-- Source excerpt start --

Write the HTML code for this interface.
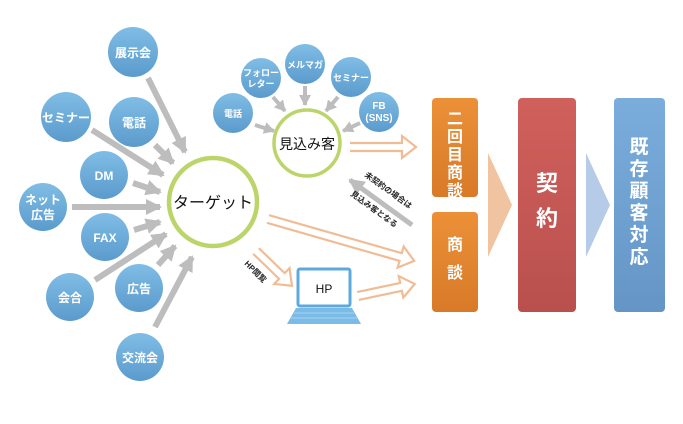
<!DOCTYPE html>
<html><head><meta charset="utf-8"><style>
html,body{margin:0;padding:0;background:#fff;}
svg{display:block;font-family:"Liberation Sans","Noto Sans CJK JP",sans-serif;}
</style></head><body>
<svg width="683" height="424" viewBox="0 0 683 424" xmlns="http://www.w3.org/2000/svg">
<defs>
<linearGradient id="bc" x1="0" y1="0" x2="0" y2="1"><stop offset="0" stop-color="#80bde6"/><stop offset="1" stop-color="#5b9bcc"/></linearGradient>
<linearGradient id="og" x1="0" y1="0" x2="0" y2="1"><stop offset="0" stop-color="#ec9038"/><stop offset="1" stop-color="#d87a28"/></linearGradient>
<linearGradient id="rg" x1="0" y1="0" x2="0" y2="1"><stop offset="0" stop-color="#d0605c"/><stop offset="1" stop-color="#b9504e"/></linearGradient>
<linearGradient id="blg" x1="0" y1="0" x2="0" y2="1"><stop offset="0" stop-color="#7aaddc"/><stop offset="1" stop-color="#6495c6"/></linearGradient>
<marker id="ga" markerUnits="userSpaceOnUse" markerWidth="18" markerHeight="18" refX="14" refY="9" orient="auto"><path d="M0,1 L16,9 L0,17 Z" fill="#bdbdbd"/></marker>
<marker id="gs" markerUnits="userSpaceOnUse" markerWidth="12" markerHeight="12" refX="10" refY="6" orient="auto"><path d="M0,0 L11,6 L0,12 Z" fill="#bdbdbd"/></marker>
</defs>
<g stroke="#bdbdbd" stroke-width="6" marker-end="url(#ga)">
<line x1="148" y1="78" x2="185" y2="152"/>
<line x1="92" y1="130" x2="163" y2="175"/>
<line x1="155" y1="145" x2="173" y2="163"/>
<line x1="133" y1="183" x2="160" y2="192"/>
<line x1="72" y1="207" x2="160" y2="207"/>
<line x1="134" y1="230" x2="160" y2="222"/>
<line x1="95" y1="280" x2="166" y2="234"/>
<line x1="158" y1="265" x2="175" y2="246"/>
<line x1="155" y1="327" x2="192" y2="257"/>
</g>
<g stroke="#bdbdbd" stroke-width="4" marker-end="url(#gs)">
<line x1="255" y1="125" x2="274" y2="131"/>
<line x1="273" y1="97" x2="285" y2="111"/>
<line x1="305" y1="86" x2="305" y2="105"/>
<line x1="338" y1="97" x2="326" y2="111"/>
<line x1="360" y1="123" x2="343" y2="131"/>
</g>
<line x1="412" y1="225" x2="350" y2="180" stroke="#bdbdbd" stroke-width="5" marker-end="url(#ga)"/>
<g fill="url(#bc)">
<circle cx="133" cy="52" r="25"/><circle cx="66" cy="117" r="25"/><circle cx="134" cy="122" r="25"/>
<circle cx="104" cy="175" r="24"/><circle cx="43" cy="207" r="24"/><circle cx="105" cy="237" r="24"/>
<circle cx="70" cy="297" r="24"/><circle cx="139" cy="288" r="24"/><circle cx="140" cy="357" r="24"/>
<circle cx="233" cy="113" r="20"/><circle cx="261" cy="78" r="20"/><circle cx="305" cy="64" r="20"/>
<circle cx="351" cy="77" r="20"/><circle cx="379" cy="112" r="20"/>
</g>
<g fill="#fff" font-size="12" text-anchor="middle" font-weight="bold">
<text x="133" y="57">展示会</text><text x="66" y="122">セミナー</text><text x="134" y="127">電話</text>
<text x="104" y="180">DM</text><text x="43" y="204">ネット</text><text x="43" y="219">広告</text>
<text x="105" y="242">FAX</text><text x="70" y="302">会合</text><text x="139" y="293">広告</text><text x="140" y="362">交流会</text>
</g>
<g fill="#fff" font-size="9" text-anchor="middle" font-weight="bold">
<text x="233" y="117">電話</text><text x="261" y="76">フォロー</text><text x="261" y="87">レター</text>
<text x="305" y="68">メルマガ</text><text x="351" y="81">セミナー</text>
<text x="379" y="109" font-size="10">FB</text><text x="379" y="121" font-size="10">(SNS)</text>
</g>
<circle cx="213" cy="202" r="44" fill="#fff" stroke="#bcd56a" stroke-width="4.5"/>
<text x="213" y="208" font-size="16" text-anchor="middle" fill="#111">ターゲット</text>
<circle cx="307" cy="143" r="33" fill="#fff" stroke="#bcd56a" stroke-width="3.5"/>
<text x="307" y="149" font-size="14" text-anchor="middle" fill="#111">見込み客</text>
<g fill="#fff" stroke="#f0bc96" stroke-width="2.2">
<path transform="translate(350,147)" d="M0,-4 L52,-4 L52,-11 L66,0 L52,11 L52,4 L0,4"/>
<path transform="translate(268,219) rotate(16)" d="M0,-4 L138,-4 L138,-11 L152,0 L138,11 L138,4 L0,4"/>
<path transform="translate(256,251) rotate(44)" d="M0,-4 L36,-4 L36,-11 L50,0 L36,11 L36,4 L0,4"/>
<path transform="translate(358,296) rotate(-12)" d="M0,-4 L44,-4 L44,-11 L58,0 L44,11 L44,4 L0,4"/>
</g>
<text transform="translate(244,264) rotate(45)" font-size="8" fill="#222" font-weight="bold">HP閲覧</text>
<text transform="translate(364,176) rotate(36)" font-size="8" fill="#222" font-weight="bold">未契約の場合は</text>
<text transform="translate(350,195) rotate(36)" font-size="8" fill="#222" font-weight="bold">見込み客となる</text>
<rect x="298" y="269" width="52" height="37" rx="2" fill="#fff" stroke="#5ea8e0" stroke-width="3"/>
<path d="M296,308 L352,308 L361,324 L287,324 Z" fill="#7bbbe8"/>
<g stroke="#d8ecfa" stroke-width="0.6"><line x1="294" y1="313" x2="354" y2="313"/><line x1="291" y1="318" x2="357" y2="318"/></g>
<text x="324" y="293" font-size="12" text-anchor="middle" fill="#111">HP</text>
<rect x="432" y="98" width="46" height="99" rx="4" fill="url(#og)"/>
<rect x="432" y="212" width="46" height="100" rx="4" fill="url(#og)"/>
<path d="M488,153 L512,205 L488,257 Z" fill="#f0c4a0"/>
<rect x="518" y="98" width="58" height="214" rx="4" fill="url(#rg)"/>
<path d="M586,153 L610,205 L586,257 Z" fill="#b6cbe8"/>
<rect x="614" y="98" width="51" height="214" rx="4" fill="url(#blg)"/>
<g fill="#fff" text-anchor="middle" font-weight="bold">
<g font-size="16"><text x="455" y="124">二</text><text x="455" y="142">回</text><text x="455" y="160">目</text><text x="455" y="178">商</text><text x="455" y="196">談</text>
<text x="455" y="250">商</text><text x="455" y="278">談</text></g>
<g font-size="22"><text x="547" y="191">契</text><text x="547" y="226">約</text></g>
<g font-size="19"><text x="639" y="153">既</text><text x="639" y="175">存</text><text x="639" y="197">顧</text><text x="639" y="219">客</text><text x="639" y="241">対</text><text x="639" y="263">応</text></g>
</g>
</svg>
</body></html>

-- Source excerpt end --

| Task statement |
Copy out the data above exactly, except the pictures.

| Output |
Write the HTML code for this interface.
<!DOCTYPE html>
<html><head><meta charset="utf-8"><style>
html,body{margin:0;padding:0;background:#fff;}
svg{display:block;font-family:"Liberation Sans","Noto Sans CJK JP",sans-serif;}
</style></head><body>
<svg width="683" height="424" viewBox="0 0 683 424" xmlns="http://www.w3.org/2000/svg">
<defs>
<linearGradient id="bc" x1="0" y1="0" x2="0" y2="1"><stop offset="0" stop-color="#80bde6"/><stop offset="1" stop-color="#5b9bcc"/></linearGradient>
<linearGradient id="og" x1="0" y1="0" x2="0" y2="1"><stop offset="0" stop-color="#ec9038"/><stop offset="1" stop-color="#d87a28"/></linearGradient>
<linearGradient id="rg" x1="0" y1="0" x2="0" y2="1"><stop offset="0" stop-color="#d0605c"/><stop offset="1" stop-color="#b9504e"/></linearGradient>
<linearGradient id="blg" x1="0" y1="0" x2="0" y2="1"><stop offset="0" stop-color="#7aaddc"/><stop offset="1" stop-color="#6495c6"/></linearGradient>
<marker id="ga" markerUnits="userSpaceOnUse" markerWidth="18" markerHeight="18" refX="14" refY="9" orient="auto"><path d="M0,1 L16,9 L0,17 Z" fill="#bdbdbd"/></marker>
<marker id="gs" markerUnits="userSpaceOnUse" markerWidth="12" markerHeight="12" refX="10" refY="6" orient="auto"><path d="M0,0 L11,6 L0,12 Z" fill="#bdbdbd"/></marker>
</defs>
<g stroke="#bdbdbd" stroke-width="6" marker-end="url(#ga)">
<line x1="148" y1="78" x2="185" y2="152"/>
<line x1="92" y1="130" x2="163" y2="175"/>
<line x1="155" y1="145" x2="173" y2="163"/>
<line x1="133" y1="183" x2="160" y2="192"/>
<line x1="72" y1="207" x2="160" y2="207"/>
<line x1="134" y1="230" x2="160" y2="222"/>
<line x1="95" y1="280" x2="166" y2="234"/>
<line x1="158" y1="265" x2="175" y2="246"/>
<line x1="155" y1="327" x2="192" y2="257"/>
</g>
<g stroke="#bdbdbd" stroke-width="4" marker-end="url(#gs)">
<line x1="255" y1="125" x2="274" y2="131"/>
<line x1="273" y1="97" x2="285" y2="111"/>
<line x1="305" y1="86" x2="305" y2="105"/>
<line x1="338" y1="97" x2="326" y2="111"/>
<line x1="360" y1="123" x2="343" y2="131"/>
</g>
<line x1="412" y1="225" x2="350" y2="180" stroke="#bdbdbd" stroke-width="5" marker-end="url(#ga)"/>
<g fill="url(#bc)">
<circle cx="133" cy="52" r="25"/><circle cx="66" cy="117" r="25"/><circle cx="134" cy="122" r="25"/>
<circle cx="104" cy="175" r="24"/><circle cx="43" cy="207" r="24"/><circle cx="105" cy="237" r="24"/>
<circle cx="70" cy="297" r="24"/><circle cx="139" cy="288" r="24"/><circle cx="140" cy="357" r="24"/>
<circle cx="233" cy="113" r="20"/><circle cx="261" cy="78" r="20"/><circle cx="305" cy="64" r="20"/>
<circle cx="351" cy="77" r="20"/><circle cx="379" cy="112" r="20"/>
</g>
<g fill="#fff" font-size="12" text-anchor="middle" font-weight="bold">
<text x="133" y="57">展示会</text><text x="66" y="122">セミナー</text><text x="134" y="127">電話</text>
<text x="104" y="180">DM</text><text x="43" y="204">ネット</text><text x="43" y="219">広告</text>
<text x="105" y="242">FAX</text><text x="70" y="302">会合</text><text x="139" y="293">広告</text><text x="140" y="362">交流会</text>
</g>
<g fill="#fff" font-size="9" text-anchor="middle" font-weight="bold">
<text x="233" y="117">電話</text><text x="261" y="76">フォロー</text><text x="261" y="87">レター</text>
<text x="305" y="68">メルマガ</text><text x="351" y="81">セミナー</text>
<text x="379" y="109" font-size="10">FB</text><text x="379" y="121" font-size="10">(SNS)</text>
</g>
<circle cx="213" cy="202" r="44" fill="#fff" stroke="#bcd56a" stroke-width="4.5"/>
<text x="213" y="208" font-size="16" text-anchor="middle" fill="#111">ターゲット</text>
<circle cx="307" cy="143" r="33" fill="#fff" stroke="#bcd56a" stroke-width="3.5"/>
<text x="307" y="149" font-size="14" text-anchor="middle" fill="#111">見込み客</text>
<g fill="#fff" stroke="#f0bc96" stroke-width="2.2">
<path transform="translate(350,147)" d="M0,-4 L52,-4 L52,-11 L66,0 L52,11 L52,4 L0,4"/>
<path transform="translate(268,219) rotate(16)" d="M0,-4 L138,-4 L138,-11 L152,0 L138,11 L138,4 L0,4"/>
<path transform="translate(256,251) rotate(44)" d="M0,-4 L36,-4 L36,-11 L50,0 L36,11 L36,4 L0,4"/>
<path transform="translate(358,296) rotate(-12)" d="M0,-4 L44,-4 L44,-11 L58,0 L44,11 L44,4 L0,4"/>
</g>
<text transform="translate(244,264) rotate(45)" font-size="8" fill="#222" font-weight="bold">HP閲覧</text>
<text transform="translate(364,176) rotate(36)" font-size="8" fill="#222" font-weight="bold">未契約の場合は</text>
<text transform="translate(350,195) rotate(36)" font-size="8" fill="#222" font-weight="bold">見込み客となる</text>
<rect x="298" y="269" width="52" height="37" rx="2" fill="#fff" stroke="#5ea8e0" stroke-width="3"/>
<path d="M296,308 L352,308 L361,324 L287,324 Z" fill="#7bbbe8"/>
<g stroke="#d8ecfa" stroke-width="0.6"><line x1="294" y1="313" x2="354" y2="313"/><line x1="291" y1="318" x2="357" y2="318"/></g>
<text x="324" y="293" font-size="12" text-anchor="middle" fill="#111">HP</text>
<rect x="432" y="98" width="46" height="99" rx="4" fill="url(#og)"/>
<rect x="432" y="212" width="46" height="100" rx="4" fill="url(#og)"/>
<path d="M488,153 L512,205 L488,257 Z" fill="#f0c4a0"/>
<rect x="518" y="98" width="58" height="214" rx="4" fill="url(#rg)"/>
<path d="M586,153 L610,205 L586,257 Z" fill="#b6cbe8"/>
<rect x="614" y="98" width="51" height="214" rx="4" fill="url(#blg)"/>
<g fill="#fff" text-anchor="middle" font-weight="bold">
<g font-size="16"><text x="455" y="124">二</text><text x="455" y="142">回</text><text x="455" y="160">目</text><text x="455" y="178">商</text><text x="455" y="196">談</text>
<text x="455" y="250">商</text><text x="455" y="278">談</text></g>
<g font-size="22"><text x="547" y="191">契</text><text x="547" y="226">約</text></g>
<g font-size="19"><text x="639" y="153">既</text><text x="639" y="175">存</text><text x="639" y="197">顧</text><text x="639" y="219">客</text><text x="639" y="241">対</text><text x="639" y="263">応</text></g>
</g>
</svg>
</body></html>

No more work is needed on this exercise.